I’ve just about had it with these shameless convoys ramming their way through Edsa. It’s bad enough that ordinary Filipinos have to waste their lives crawling through traffic, but these insensitive authority figures—they obviously are, with two to three motorcycle Highway Patrol Group (HPG) policemen clearing their path—bullying their way through the road, often leaving a hapless driver with nowhere to go.
I’ve had two infuriating experiences just in the past week. First, slipping into Edsa northbound from Guadalupe one night at around 11, I ran straight into a convoy. I had no choice but to move my car as close to the sidewalk as possible, but that wasn’t enough for these lowlifes. One HPG cop actually thumped the top of my car so loudly, I was sure he left a dent. Livid, I rolled down my window and screamed an expletive. The goon stopped and looked at me threateningly before zooming away.
The second time, as I negotiated a U-turn in front of Camp Crame to head south, the arrival of another black van with an opaque tint was heralded by three more HPG cops on motorcycles. These were a little more polite, slowly waving people to the side (if you can even call that act polite), but it was the van that jerked forward. I picked up my phone and took photos of the motorcycle escort, the driver’s side (you could see nothing), and the plate number, which only said “HYUNDAI” in big letters. “Grabe, wala man lang conduction sticker,” noted a friend when I posed the photo on Facebook. Smart bastard.

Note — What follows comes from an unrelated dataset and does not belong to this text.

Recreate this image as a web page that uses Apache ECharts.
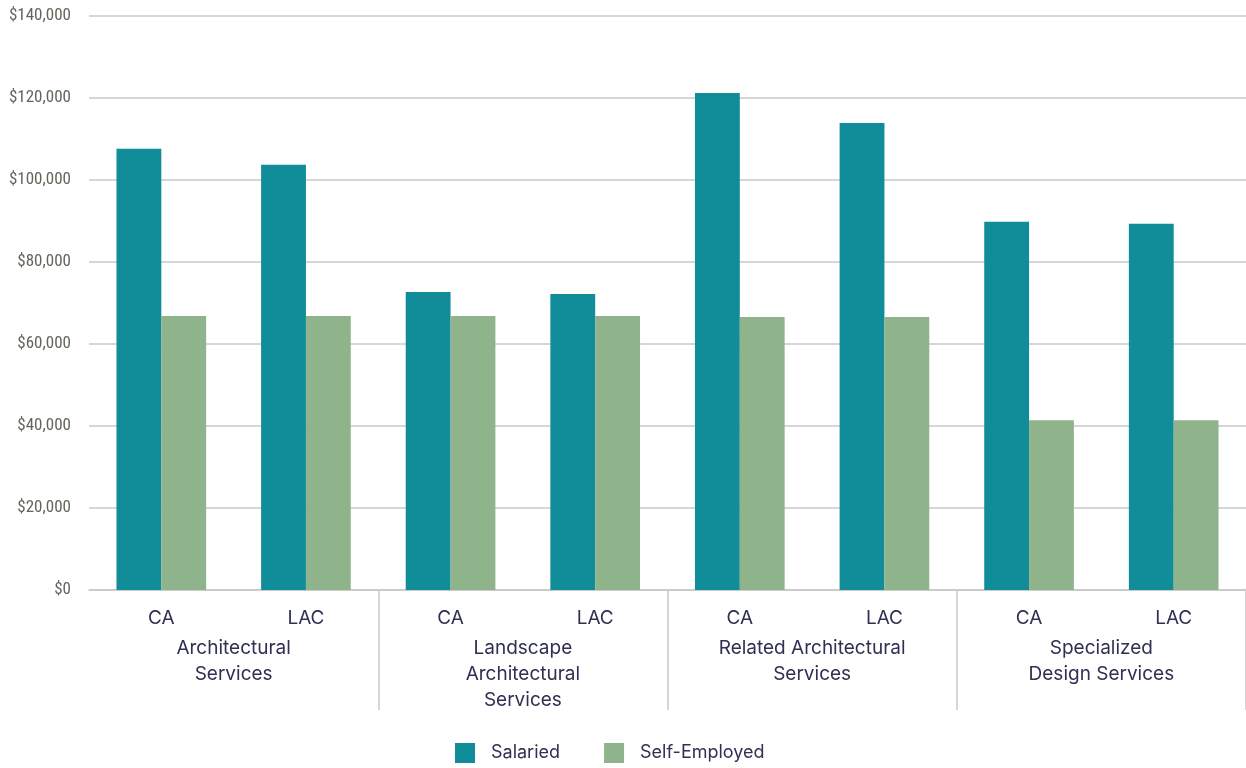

Another friend, piqued by my post, actually messaged the MMDA online to ask about whether this was legal. They kept asking her to call, but she insisted that question was answerable by yes or no. “The answer that came hours later?” she posted. “[Admin 16] Bawal pa din po ito pinapayagan lamang po ito sa mga government vehicles and ambulance fire truck.” “So there it is,” she said. “Government people can wang-wang all they want.” What a heartwarming thing to know.
I have resolved to take pictures of any people using sirens and police escorts these days, because what they’re doing is not just rubbing salt in the Filipinos’ already festering wounds from dehumanizing traffic (which stings even deeper when government officials say a transport crisis doesn’t exist, or that it’s actually a sign of a healthy economy). Using a wang-wang today, in Manila, is the height of arrogance.
A TV report claimed that neither President Duterte nor spokesperson Salvador Panelo (you know, the guy who took a jeepney once) used a wang-wang, and that they would clamp down on its abuse.
Whatever. Meanwhile, if you find my dead body somewhere—ask the HPG cops.